Somehow I got through this book thinking “oh, I don’t know if this actually applies to me or inspires me” …but within a week of finishing it I had written these three posts and felt much better for it. It would seem I managed to internalize a lot even though I was apparently in denial and still convinced I could be perfect if I tried hard enough!

Carry On, Warrior: Thoughts on Life Unarmed by Glennon Doyle Melton

This. This book.

Is utterly hilarious.

Glennon writes about her life in its unedited glory. She is insightful, grace-giving, and space-making. We connect through our stories and she shares the stories we can all relate to. Not necessarily the stories of success (those are there), but the truths in the middle. The places where we all fail and get back up again. This is a book for parents, for moms, for people who have lived in families, and mostly just for people who know there is more to the story than that postcard-perfect Christmas picture or that perky Facebook one-liner.

Where we climb out of our suit of armor and show who we actually are.

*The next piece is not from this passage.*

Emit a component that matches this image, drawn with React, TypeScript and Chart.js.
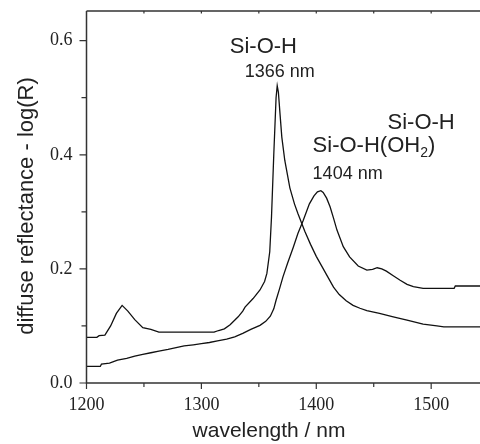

The Ragamuffin Gospel: Good News for the Bedraggled, Beat-Up, and Burnt Out by Brennan Manning

I’ve shared about this book before here in these other posts :) so I won’t go into too much detail. It is a book written specifically to display the perfect grace our God displays to us even when we know we are lacking and less than perfect.

“To live by grace means to acknowledge my whole life story, the light side and the dark. In admitting my shadow side I learn who I am and what God’s grace means.”

The Jesus Storybook Bible: Every Story Whispers His Name by Sally Lloyd-Jones (link goes to kindle edition)

This is a fun kids bible with colorful pictures and a wonderful emphasis on God’s “Never Stopping, Never Giving up, Unbreaking, Always and Forever Love.” Ranger really likes this book and sometimes sits through a whole story at a time. Sometimes two. We gradually read through it in about 5 months and I plan on just repeating it again and again so he learns the stories. It’s good for me and him.



As I was looking through the books I’ve recently read for this post, I realized there were a lot of books I would like to share with you at some point. Books have always helped me, impacted my life, inspired me, and caused me to think, so I decided to share a list of 5-10 books every couple weeks for your enjoyment and encouragement. I hope you like it :)

Consider this the first post in my series: Books for the Journey

(This post contains affiliated links)

9 thoughts on “Beating Back “Perfect”: Books for the Journey

  1. Wow, I wanted to read all three. Immediately. I have been approached about giving some words of wisdom to women with regard to homemaking, parenting, being “wifely” etc. I’ll bet those books would be great to minister to the heart of affirmation-seeking, harried, over-zealous-for-perfection type of woman. I wonder will I have time to read them?


  2. Two of the books on this list are faves of mine too. Ragamuffin Gospel helped change my life years ago, and I love Brene Brown’s message. Also, the Jesus storybook bible is my favorite kids bible.